Norman

The week’s most fascinating, flawed work comes from Israeli director Joseph Cedar, whose previous films Beaufort and the brilliant Footnote have both earned him Oscar nominations in the Foreign Film category.

Now his first English language movie takes on the archetype of the ‘Court Jew’, the go-between fixer here being played by Richard Gere, a scratchy little Jewish ‘macher’ desperately trying to make a big score in the world of finance and politics.

One such shady move finds him, for once, befriending a rising star of Israeli politics, for whom he buys a pair of smart shoes and secures a fancy dinner invitation that goes painfully awry.

Despite this initial failure, a few years later, this star, Eshel, becomes Prime Minister of Israel and Norman Oppenheimer suddenly finds his investment of friendship paying off and finds himself at the centre of affairs.

For a brief moment, Norman is the king maker.

But Cedar has the world close in on Norman, the little man in too deep. It becomes a crisis of faith and friendship, of scrabbling for connections and cousins, of phone calls and promises.

Cedar’s films often have an absurd, Kafaka-esque quality, a maze of morals and rules, people getting lost in protocol or paperwork, religious or otherwise. Norman certainly has that, even positing that the world is full of ’Normans’. Maybe it’s even that Normans make the world go round…

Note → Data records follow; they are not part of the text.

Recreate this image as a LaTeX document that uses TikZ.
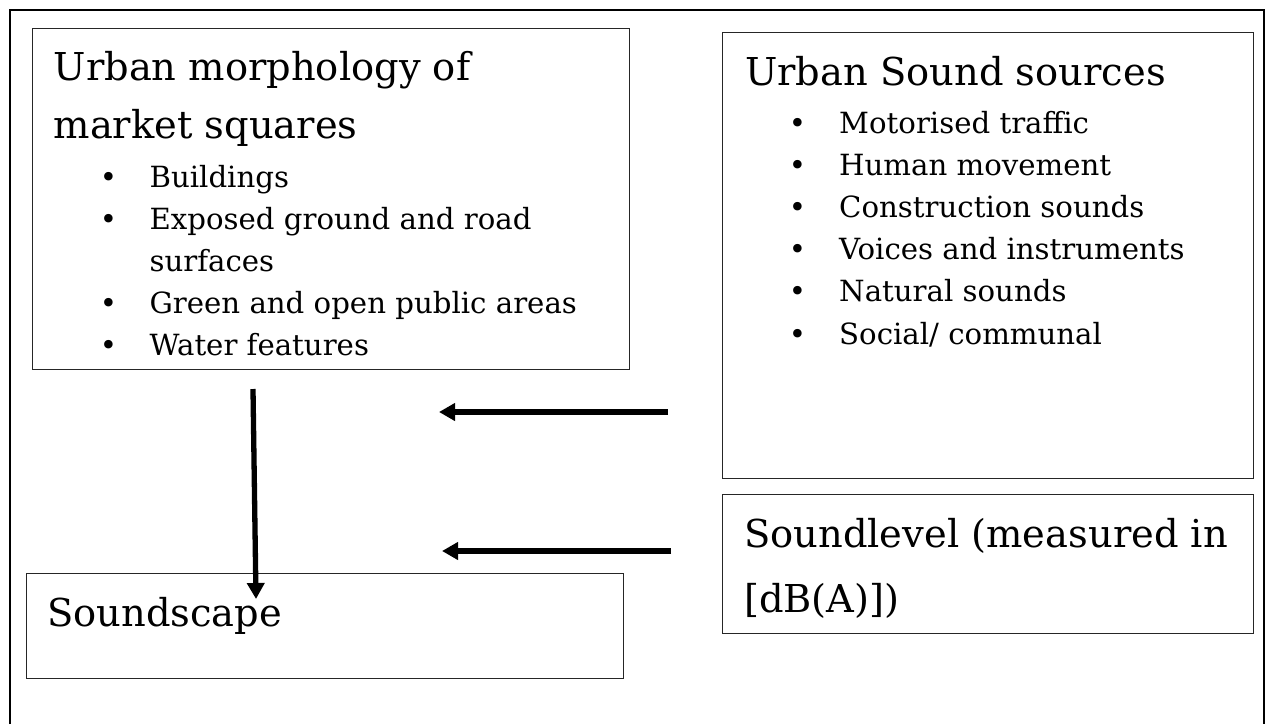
\documentclass[tikz,border=0pt]{standalone}
\usepackage{fontspec}
\setmainfont{DejaVu Serif}
\usetikzlibrary{arrows.meta}
\begin{document}
\begin{tikzpicture}[x=1pt,y=-1pt,
  box/.style={draw=black!85, line width=1.4pt, inner sep=0, anchor=north west},
  ttl/.style={anchor=base west, inner sep=0, font=\fontsize{38.4}{46}\selectfont},
  itm/.style={anchor=base west, inner sep=0, font=\fontsize{29.2}{35}\selectfont},
  bul/.style={anchor=base, inner sep=0, font=\fontsize{29.2}{35}\selectfont},
  arr/.style={line width=5.3pt, -{Triangle[length=16pt,width=17pt]}}]
\useasboundingbox (0,0) rectangle (1266,724);
\fill[white] (0,0) rectangle (1266,724);
\draw[line width=2pt] (10,724) -- (10,10) -- (1264,10) -- (1264,724);

% boxes
\node[box, minimum width=597pt, minimum height=341pt] (morph) at (32,28) {};
\node[box, minimum width=531pt, minimum height=446pt] (sources) at (722,32) {};
\node[box, minimum width=531pt, minimum height=139pt] (level) at (722,494) {};
\node[box, minimum width=597pt, minimum height=105pt] (scape) at (26,573) {};

% morphology text
\node[ttl] (m1) at (53.5,80) {Urban morphology of};
\node[ttl] (m2) at (53.5,138) {market squares};
\node[bul] (mb1) at (108.6,187) {•};
\node[itm] (mi1) at (149.4,187) {Buildings};
\node[bul] (mb2) at (108.6,229) {•};
\node[itm] (mi2) at (149.4,229) {Exposed ground and road};
\node[itm] (mi2b) at (149.4,271) {surfaces};
\node[bul] (mb3) at (108.6,313) {•};
\node[itm] (mi3) at (149.4,313) {Green and open public areas};
\node[bul] (mb4) at (108.6,355) {•};
\node[itm] (mi4) at (149.4,355) {Water features};

% sources text
\node[ttl] (s1) at (745,85) {Urban Sound sources};
\node[bul] (sb1) at (797.5,133) {•};
\node[itm] (si1) at (839,133) {Motorised traffic};
\node[bul] (sb2) at (797.5,175) {•};
\node[itm] (si2) at (839,175) {Human movement};
\node[bul] (sb3) at (797.5,217) {•};
\node[itm] (si3) at (839,217) {Construction sounds};
\node[bul] (sb4) at (797.5,259) {•};
\node[itm] (si4) at (839,259) {Voices and instruments};
\node[bul] (sb5) at (797.5,301.5) {•};
\node[itm] (si5) at (839,301.5) {Natural sounds};
\node[bul] (sb6) at (797.5,344) {•};
\node[itm] (si6) at (839,344) {Social/ communal};

% level text
\node[ttl] (l1) at (744,547) {Soundlevel (measured in};
\node[ttl] (l2) at (744,612) {[dB(A)])};

% soundscape text
\node[ttl] (c1) at (47,626) {Soundscape};

% arrows
\coordinate (a1s) at (668,412);
\coordinate (a1e) at (439,412);
\coordinate (a2s) at (671,551);
\coordinate (a2e) at (442,551);
\coordinate (a3s) at (253,389);
\coordinate (a3e) at (256,599);
\draw[arr] (a1s) -- (a1e);
\draw[arr] (a2s) -- (a2e);
\draw[arr] (a3s) -- (a3e);
\end{tikzpicture}
\end{document}
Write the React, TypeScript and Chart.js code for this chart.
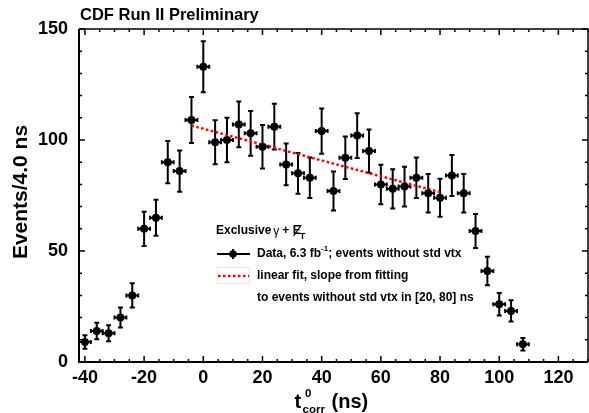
import React, { useEffect, useRef } from "react";
import { Chart, registerables } from "chart.js";

Chart.register(...registerables);

// ---- data ----
const binCenters = [
  -40, -36, -32, -28, -24, -20, -16, -12, -8, -4, 0, 4, 8, 12, 16, 20, 24, 28, 32, 36,
  40, 44, 48, 52, 56, 60, 64, 68, 72, 76, 80, 84, 88, 92, 96, 100, 104, 108,
];
const eventCounts = [
  9, 14, 13, 20, 30, 60, 65, 90, 86, 109, 133, 99, 100, 107, 103, 97, 106, 89, 85, 83,
  104, 77, 92, 102, 95, 80, 78, 79, 83, 76, 74, 84, 76, 59, 41, 26, 23, 8,
];
const countErrors = [
  3.0, 3.7, 3.6, 4.5, 5.5, 7.7, 8.1, 9.5, 9.3, 10.4, 11.5, 9.9, 10.0, 10.3, 10.1, 9.8, 10.3, 9.4, 9.2, 9.1,
  10.2, 8.8, 9.6, 10.1, 9.7, 8.9, 8.8, 8.9, 9.1, 8.7, 8.6, 9.2, 8.7, 7.7, 6.4, 5.1, 4.8, 2.8,
];
const binHalfWidths = binCenters.map(() => 2);
const fitX = [-4, 80];
const fitY = [106.5, 76.5];
const xTickLabels = [-40, -20, 0, 20, 40, 60, 80, 100, 120];
const yTickLabels = [0, 50, 100, 150];

const FONT = "'Liberation Sans', Arial, Helvetica, sans-serif";

const decorPlugin = {
  id: "cdfDecor",
  beforeDatasetsDraw(chart: any) {
    const ctx = chart.ctx;
    const xs = chart.scales.x;
    const ys = chart.scales.y;
    ctx.save();
    ctx.strokeStyle = "#000";
    ctx.lineWidth = 2;
    binCenters.forEach((x, i) => {
      const y = eventCounts[i];
      const e = countErrors[i];
      const px = xs.getPixelForValue(x);
      const py = ys.getPixelForValue(y);
      const pTop = ys.getPixelForValue(y + e);
      const pBot = ys.getPixelForValue(y - e);
      const pL = xs.getPixelForValue(x - binHalfWidths[i]);
      const pR = xs.getPixelForValue(x + binHalfWidths[i]);
      ctx.beginPath();
      ctx.moveTo(px, pTop);
      ctx.lineTo(px, pBot);
      ctx.moveTo(px - 2.5, pTop);
      ctx.lineTo(px + 2.5, pTop);
      ctx.moveTo(px - 2.5, pBot);
      ctx.lineTo(px + 2.5, pBot);
      ctx.moveTo(pL, py);
      ctx.lineTo(pR, py);
      ctx.moveTo(pL, py - 2);
      ctx.lineTo(pL, py + 2);
      ctx.moveTo(pR, py - 2);
      ctx.lineTo(pR, py + 2);
      ctx.stroke();
    });
    ctx.restore();
  },
  afterDraw(chart: any) {
    const ctx = chart.ctx;
    const xs = chart.scales.x;
    const ys = chart.scales.y;
    const { left, right, top, bottom } = chart.chartArea;
    ctx.save();
    ctx.strokeStyle = "#000";
    ctx.fillStyle = "#000";

    // frame
    ctx.lineWidth = 2;
    ctx.beginPath();
    ctx.moveTo(left, top);
    ctx.lineTo(left, bottom);
    ctx.lineTo(right, bottom);
    ctx.stroke();
    ctx.lineWidth = 1.5;
    ctx.beginPath();
    ctx.moveTo(left, top);
    ctx.lineTo(right, top);
    ctx.lineTo(right, bottom);
    ctx.stroke();

    // inward ticks
    ctx.lineWidth = 1.5;
    ctx.beginPath();
    for (let v = -40; v <= 130; v += 5) {
      const px = xs.getPixelForValue(v);
      const len = v % 20 === 0 ? 6 : 3;
      ctx.moveTo(px, bottom);
      ctx.lineTo(px, bottom - len);
      ctx.moveTo(px, top);
      ctx.lineTo(px, top + len);
    }
    for (let v = 0; v <= 150; v += 10) {
      const py = ys.getPixelForValue(v);
      const len = v % 50 === 0 ? 6 : 3;
      ctx.moveTo(left, py);
      ctx.lineTo(left + len, py);
      ctx.moveTo(right, py);
      ctx.lineTo(right - len, py);
    }
    ctx.stroke();

    // title
    ctx.font = `bold 16.5px ${FONT}`;
    ctx.textAlign = "left";
    ctx.textBaseline = "alphabetic";
    ctx.fillText("CDF Run II Preliminary", 80, 20);

    // y title
    ctx.save();
    ctx.translate(27, 192);
    ctx.rotate(-Math.PI / 2);
    ctx.font = `bold 21px ${FONT}`;
    ctx.textAlign = "center";
    ctx.fillText("Events/4.0 ns", 0, 0);
    ctx.restore();

    // x title: t^0_corr (ns)
    ctx.textAlign = "left";
    ctx.font = `bold 20px ${FONT}`;
    ctx.fillText("t", 294.5, 408);
    ctx.font = `bold 11.5px ${FONT}`;
    ctx.fillText("0", 305, 397);
    ctx.fillText("corr", 302.5, 412.5);
    ctx.font = `bold 20px ${FONT}`;
    ctx.fillText("(ns)", 331.5, 408);

    // legend
    ctx.font = `bold 12px ${FONT}`;
    ctx.textBaseline = "middle";
    ctx.fillText("Exclusive", 216, 231);
    let xx = 216 + ctx.measureText("Exclusive").width + 2;
    ctx.font = `12px ${FONT}`;
    ctx.fillText("\u03b3", xx, 232);
    xx += ctx.measureText("\u03b3").width + 3;
    ctx.font = `bold 12px ${FONT}`;
    ctx.fillText("+", xx, 231);
    xx += ctx.measureText("+ ").width;
    ctx.fillText("E", xx, 231);
    const ew = ctx.measureText("E").width;
    ctx.lineWidth = 1.3;
    ctx.beginPath();
    ctx.moveTo(xx + 1, 236);
    ctx.lineTo(xx + ew + 0.5, 225);
    ctx.stroke();
    ctx.font = `bold 9px ${FONT}`;
    ctx.fillText("T", xx + ew - 1, 237);

    // data entry
    ctx.lineWidth = 2;
    ctx.beginPath();
    ctx.moveTo(217, 254);
    ctx.lineTo(250, 254);
    ctx.moveTo(233, 249);
    ctx.lineTo(233, 259);
    ctx.stroke();
    ctx.beginPath();
    ctx.arc(233, 254, 3.8, 0, Math.PI * 2);
    ctx.fill();
    ctx.font = `bold 12px ${FONT}`;
    let tx = 257;
    ctx.fillText("Data, 6.3 fb", tx, 254);
    tx += ctx.measureText("Data, 6.3 fb").width;
    ctx.font = `bold 8px ${FONT}`;
    ctx.fillText("-1", tx, 249);
    tx += ctx.measureText("-1").width;
    ctx.font = `bold 12px ${FONT}`;
    ctx.fillText("; events without std vtx", tx, 254);

    // fit entry
    ctx.strokeStyle = "#e8e8e8";
    ctx.lineWidth = 1;
    ctx.strokeRect(217.5, 267.5, 32, 16);
    ctx.strokeStyle = "#ff0000";
    ctx.lineWidth = 2.5;
    ctx.setLineDash([2.5, 2.5]);
    ctx.beginPath();
    ctx.moveTo(218, 276);
    ctx.lineTo(249, 276);
    ctx.stroke();
    ctx.setLineDash([]);
    ctx.fillStyle = "#000";
    ctx.fillText("linear fit, slope from fitting", 257, 276);
    ctx.fillText("to events without std vtx in [20, 80] ns", 257, 298);

    ctx.restore();
  },
};

export default function App() {
  const canvasRef = useRef<HTMLCanvasElement | null>(null);

  useEffect(() => {
    const canvas = canvasRef.current;
    if (!canvas) return;
    const chart = new Chart(canvas, {
      type: "scatter",
      data: {
        datasets: [
          {
            label: "Data",
            data: binCenters.map((x, i) => ({ x, y: eventCounts[i] })),
            pointRadius: 4,
            pointBackgroundColor: "#000",
            pointBorderColor: "#000",
            pointBorderWidth: 0,
            showLine: false,
            order: 1,
          },
          {
            label: "fit",
            data: fitX.map((x, i) => ({ x, y: fitY[i] })),
            showLine: true,
            borderColor: "#ff0000",
            borderWidth: 2.5,
            borderDash: [2.5, 2.5],
            pointRadius: 0,
            order: 2,
          },
        ],
      },
      options: {
        animation: false,
        responsive: false,
        devicePixelRatio: 1,
        layout: { padding: { top: 29, right: 2, left: 0, bottom: 0 } },
        plugins: {
          legend: { display: false },
          tooltip: { enabled: false },
          title: { display: false },
        },
        scales: {
          x: {
            type: "linear",
            min: -42,
            max: 130,
            afterBuildTicks: (scale: any) => {
              scale.ticks = xTickLabels.map((v) => ({ value: v }));
            },
            afterFit: (scale: any) => {
              scale.height = 51;
            },
            grid: { display: false, drawTicks: false },
            border: { display: false },
            ticks: {
              color: "#000",
              padding: 5,
              maxRotation: 0,
              autoSkip: false,
              font: { family: FONT, weight: "bold", size: 18 },
            },
          },
          y: {
            type: "linear",
            min: 0,
            max: 150,
            afterBuildTicks: (scale: any) => {
              scale.ticks = yTickLabels.map((v) => ({ value: v }));
            },
            afterFit: (scale: any) => {
              scale.width = 79;
            },
            grid: { display: false, drawTicks: false },
            border: { display: false },
            ticks: {
              color: "#000",
              padding: 11,
              font: { family: FONT, weight: "bold", size: 18 },
            },
          },
        },
      },
      plugins: [decorPlugin],
    } as any);
    return () => chart.destroy();
  }, []);

  return (
    <div
      style={{
        position: "fixed",
        left: 0,
        top: 0,
        width: 589,
        height: 413,
        overflow: "hidden",
        background: "#fff",
      }}
    >
      <canvas ref={canvasRef} width={592} height={413} style={{ display: "block" }} />
    </div>
  );
}
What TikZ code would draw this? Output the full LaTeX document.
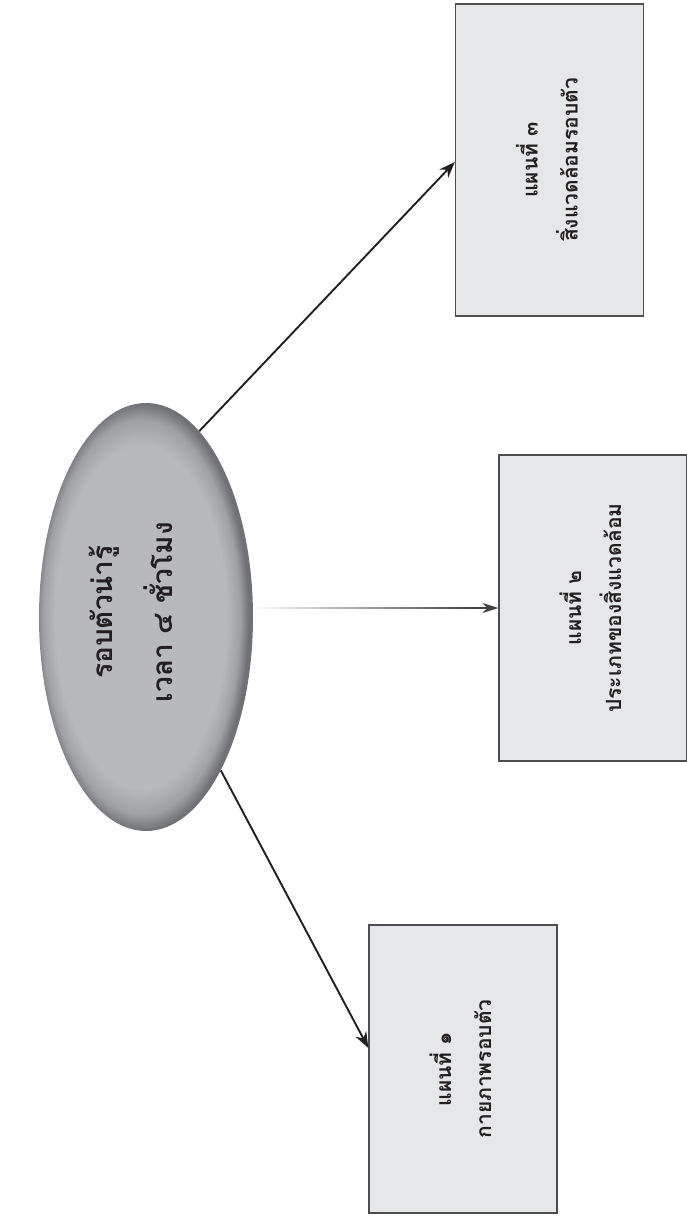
\documentclass[tikz,border=0pt]{standalone}
\usepackage{fontspec}
\newfontfamily\thai[Script=Thai]{Loma}
\usetikzlibrary{shapes.geometric,arrows.meta,calc}
\definecolor{boxfill}{RGB}{230,231,232}
\definecolor{boxline}{RGB}{77,77,79}
\definecolor{ink}{RGB}{35,31,32}
\definecolor{elllight}{RGB}{184,185,189}
\definecolor{ellmid}{RGB}{160,161,165}
\definecolor{elldark}{RGB}{112,113,117}
\pgfdeclareradialshading{ellshade}{\pgfpoint{-2bp}{0bp}}{color(0bp)=(elllight); color(20bp)=(elllight); color(23bp)=(ellmid); color(25bp)=(elldark); color(50bp)=(elldark)}
\begin{document}
\begin{tikzpicture}[x=1pt,y=-1pt,
  mapbox/.style={draw=boxline, line width=1.3pt, fill=boxfill, minimum width=188pt, inner sep=0pt,
    font=\thai\bfseries\fontsize{21}{40}\selectfont, text=ink},
  hub/.style={ellipse, shading=ellshade, minimum width=214pt, minimum height=428pt, inner sep=0pt},
  hubtext/.style={font=\thai\bfseries\fontsize{28}{60}\selectfont, text=ink, inner sep=0pt},
  conn/.style={draw=ink, line width=1.9pt, -{Stealth[length=16pt,width=12pt]}},
  connthin/.style={draw=ink!85, line width=1.1pt, -{Stealth[length=16pt,width=10pt]}}]
\useasboundingbox (0,0) rectangle (686,1222);
\node[hub] (e) at (146,617) {};
\node[hubtext] (et) at ([xshift=-16pt,yshift=5pt]e.center)
  {\rotatebox{90}{\begin{tabular}{@{}c@{}}รอบตัวน่ารู้\\เวลา ๔ ชั่วโมง\end{tabular}}};
\node[mapbox, minimum height=312pt] (b3) at (549.5,160)
  {\rotatebox{90}{\begin{tabular}{@{}c@{}}แผนที่ ๓\\สิ่งแวดล้อมรอบตัว\end{tabular}}};
\node[mapbox, minimum height=306pt] (b2) at (593,608)
  {\rotatebox{90}{\begin{tabular}{@{}c@{}}แผนที่ ๒\\ประเภทของสิ่งแวดล้อม\end{tabular}}};
\node[mapbox, minimum height=288pt] (b1) at (463,1069)
  {\rotatebox{90}{\begin{tabular}{@{}c@{}}แผนที่ ๑\\กายภาพรอบตัว\end{tabular}}};
\draw[conn] (e.74) -- ($(b3.west)+(0,2)$);
\draw[conn] (e.-64) -- ($(b1.west)+(0,-21)$);
\coordinate (ms) at (e.east |- b2.west);
\coordinate (mh) at ($(b2.west)+(-22,0)$);
\shade[left color=white, right color=ink!85] ($(ms)+(0,-0.55)$) rectangle ($(mh)+(0,0.55)$);
\draw[connthin] (mh) -- (b2.west);
\end{tikzpicture}
\end{document}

You feel Norman could have been a great film – but that this eventual version isn’t. Richard Gere, I just don’t buy as a conscientious Jew (indeed as a conscientious anything), and the casting of several obvious non-Jews (Steve Buscemi as a Rabbi, Hank Azaria over-egging the accent heinously) is a gamble that doesn’t quite pay off.

Of course, though, gambles are what Norman’s all about and the climax builds to something complicated and devious yet also affecting – or it would have been, if I could have believed Gere. He’s just not a Norman.